Помимо овцеводства Австралія является опасною соперницею Россіи еще по части хлѣбной торговли, главнѣйше пшеницы. Несмотря на весьма тугое развитіе здѣшняго земледѣлія, воздѣлка пшеницы въ послѣднее время расширилась до того, что изъ портовъ Сиднея, Мельбурна, а особенно изъ Аделаиды съ каждымъ годомъ этого хлѣба все болѣе и болѣе вывозится на рынки въ Англію. Такимъ образомъ, русскимъ хлѣбнымъ торговцамъ приходится вести борьбу не съ одними американцами, уже отбивающими у нихъ европейскіе рынки, но еще съ неменѣе предпріимчивыми въ комерчесскомъ отношеніи австралійцами.
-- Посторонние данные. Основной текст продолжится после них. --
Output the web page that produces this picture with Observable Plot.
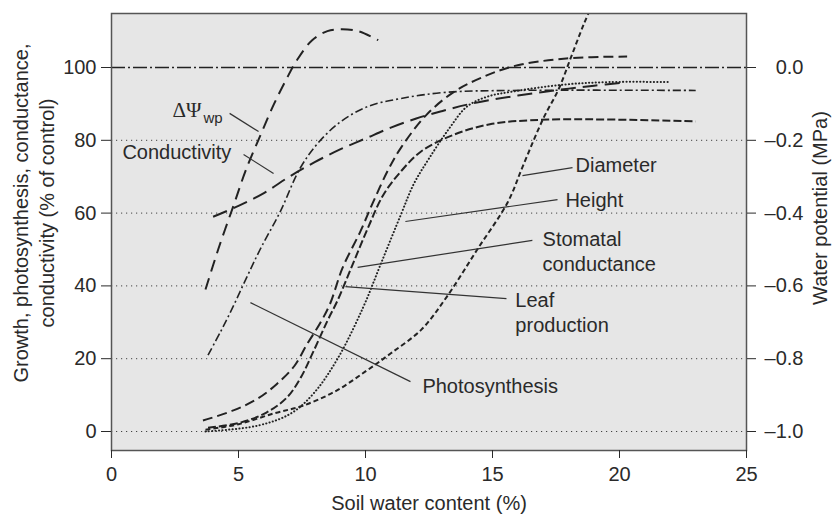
<!DOCTYPE html>
<html>
<head>
<meta charset="utf-8">
<script src="https://cdn.jsdelivr.net/npm/d3@7"></script>
<script src="https://cdn.jsdelivr.net/npm/@observablehq/plot@0.6"></script>
<style>
  html, body { margin: 0; padding: 0; background: #fff; }
</style>
</head>
<body>
<div id="chart"></div>
<script>
// ---- tick values ----
const xTicks = [0, 5, 10, 15, 20, 25];
const yTicks = [0, 20, 40, 60, 80, 100];
const gridTicks = [0, 20, 40, 60, 80];
const controlLevel = [100];

// ---- series: [soil water content %, % of control] ----
const deltaPsiWp = [[3.7,39],[4.2,50],[4.8,62],[5.3,72],[5.9,82],[6.4,90],[6.9,97],[7.3,102],[7.9,107.5],[8.5,110],[9.0,110.5],[9.7,110],[10.5,107.5]];
const conductivity = [[4,59],[5,62],[6,65.5],[7,70],[8,74],[9,77.5],[10,80.5],[11,83.5],[12,86],[13,88],[14,89.8],[15,91.2],[16,92.3],[17,93.3],[18,94.2],[19,95],[20.1,95.8]];
const photosynthesis = [[3.8,21],[4.3,27.5],[4.8,34.5],[5.3,42],[5.85,50],[6.65,60.5],[7.4,72],[8.1,79],[9,85],[10.1,89.3],[11.4,91.5],[13.2,93.2],[15.8,93.7],[23,93.7]];
const stomatalConductance = [[3.6,3],[4.8,5.8],[5.75,9],[6.5,13],[7.2,18],[7.7,24],[8.2,29.6],[8.6,35],[9.1,45],[9.8,55],[10.3,63],[10.9,72],[11.4,78],[12.4,87],[13.5,93.4],[14.5,97],[15.8,100.3],[17.9,102.5],[20.3,103]];
const leafProduction = [[3.8,1],[5.1,2.5],[6.1,5.2],[6.9,9.3],[7.45,14.8],[7.95,22],[8.5,30.4],[8.9,36],[9.5,46],[10.1,56],[10.7,65],[11.4,71.5],[12.2,77],[13.5,81.6],[14.9,84.4],[17.2,85.7],[23,85.2]];
const height = [[3.7,0],[5.75,1.6],[7.05,4.9],[7.95,10.4],[8.9,20],[9.9,34],[10.6,46],[11.4,59.7],[11.9,68],[12.5,75],[13.3,83.3],[14,89.3],[14.8,92],[15.8,93.4],[17.8,95.3],[19.6,96],[22,96]];
const diameter = [[3.7,0.5],[5,2],[6.4,5],[7.5,7],[8.8,11],[10,16.5],[11,21.5],[12.2,28],[13.2,37],[14.4,50],[15.6,63],[16.2,73],[17,86],[17.6,94],[18.1,103],[18.6,112],[19.1,120]];

// ---- annotation labels and leader lines (data coordinates) ----
const labelText = ["Conductivity", "Diameter", "Height", "Stomatal\nconductance", "Leaf\nproduction", "Photosynthesis"];
const labelX = [0.43, 18.27, 17.87, 16.97, 15.9, 12.24];
const labelY = [77.2, 73.6, 64.0, 49.7, 33.0, 12.9];
const leaderFrom = [[4.65,87.4],[5.2,76.1],[16.18,70.3],[11.57,57.7],[9.69,45.1],[9.21,39.8],[5.47,35.4]];
const leaderTo   = [[5.79,82.4],[6.38,70.9],[18.15,72.5],[17.56,63.7],[16.57,52.5],[15.55,36.5],[11.77,13.7]];
const psiLabel = {main: "ΔΨ", sub: "wp", x: 2.4, y: 88.2, subX: 3.62, subY: 86.0};

const labels = labelText.map((t, i) => ({t, x: labelX[i], y: labelY[i]}));
const leaders = leaderFrom.map((f, i) => ({x1: f[0], y1: f[1], x2: leaderTo[i][0], y2: leaderTo[i][1]}));

const ink = "#222";
function curve(data, dash, w, cap = "butt") {
  return Plot.line(data, {x: d => d[0], y: d => d[1], curve: "catmull-rom", stroke: ink, strokeWidth: w, strokeDasharray: dash, strokeLinecap: cap, clip: "frame"});
}
const fmtRight = d => { const v = (d - 100) / 100; return (v < -1e-9 ? "\u2013" : "") + Math.abs(v).toFixed(1); };

const chart = Plot.plot({
  width: 837,
  height: 519,
  marginLeft: 111,
  marginRight: 91,
  marginTop: 13,
  marginBottom: 69,
  x: {domain: [0, 25]},
  y: {domain: [-5.22, 114.84]},
  style: {fontFamily: "'Liberation Sans', Arial, sans-serif", fontSize: "20px", color: "#2a2a2a", background: "#fff", overflow: "visible"},
  marks: [
    Plot.frame({fill: "#e6e6e6", stroke: null}),
    Plot.ruleY(gridTicks, {stroke: "#444", strokeWidth: 1, strokeDasharray: "1.2,3.8"}),
    Plot.ruleY(controlLevel, {stroke: ink, strokeWidth: 1.3, strokeDasharray: "14,3,2,3"}),
    curve(deltaPsiWp, "12,7", 2),
    curve(conductivity, "15,7", 2),
    curve(photosynthesis, "8,3,2,3", 1.6),
    curve(stomatalConductance, "10,5", 2),
    curve(leafProduction, "8,3", 2),
    curve(height, "0.2,3.2", 2, "round"),
    curve(diameter, "5,3", 2),
    Plot.link(leaders, {x1: "x1", y1: "y1", x2: "x2", y2: "y2", stroke: "#333", strokeWidth: 1.2}),
    Plot.text(labels, {x: "x", y: "y", text: "t", textAnchor: "start", lineHeight: 1.25, fontSize: 20, fill: "#2a2a2a"}),
    Plot.text([psiLabel], {x: "x", y: "y", text: "main", textAnchor: "start", fontSize: 21, fontFamily: "'Liberation Serif', serif", fill: "#2a2a2a"}),
    Plot.text([psiLabel], {x: "subX", y: "subY", text: "sub", textAnchor: "start", fontSize: 15, fill: "#2a2a2a"}),
    Plot.frame({stroke: "#555", strokeWidth: 1.5}),
    Plot.axisX({ticks: xTicks, tickSize: 8, tickPadding: 8, label: null, fontSize: 20}),
    Plot.axisY({ticks: yTicks, tickSize: 10, tickPadding: 5, label: null, fontSize: 20}),
    Plot.axisY({anchor: "right", ticks: yTicks, tickSize: 9, tickPadding: 48, textAnchor: "end", tickFormat: fmtRight, label: null, fontSize: 20}),
    Plot.text(["Soil water content (%)"], {frameAnchor: "bottom", dy: 53, lineAnchor: "middle", textAnchor: "middle", fontSize: 20}),
    Plot.text(["Growth, photosynthesis, conductance,\nconductivity (% of control)"], {frameAnchor: "left", dx: -79, dy: -19, rotate: -90, textAnchor: "middle", lineAnchor: "middle", lineHeight: 1.3, fontSize: 20}),
    Plot.text(["Water potential (MPa)"], {frameAnchor: "right", dx: 74, dy: -24, rotate: -90, textAnchor: "middle", lineAnchor: "middle", fontSize: 20})
  ]
});
document.getElementById("chart").appendChild(chart);
</script>
</body>
</html>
Сверхъ того, въ послѣднее время колонисты приступили къ открытію еще новой отрасли торговли съ метрополіею, а именно бойнымъ скотомъ. Благодаря неогляднымъ пастбищамъ внутри континента, здѣсь изъ года въ годъ развивается обширное скотоводство, такъ что цѣны на мясо крайне низки. Скваттеры назначили отъ себя премію за устройство на пароходахъ такого помѣщенія, въ которомъ битое въ Австраліи мясо могло бы быть доставлено въ Европу въ свѣжемъ состояніи. Въ нынѣшнемъ году уже были отправлены изъ Сиднея нѣсколько партій свѣжаго мяса. Хотя результаты оказались не вполнѣ удачными, однако, при упорной настойчивости, какою отличаются колонисты, можно быть увѣрену, что они, наконецъ, преодолѣютъ всѣ препятствія и добьются своего.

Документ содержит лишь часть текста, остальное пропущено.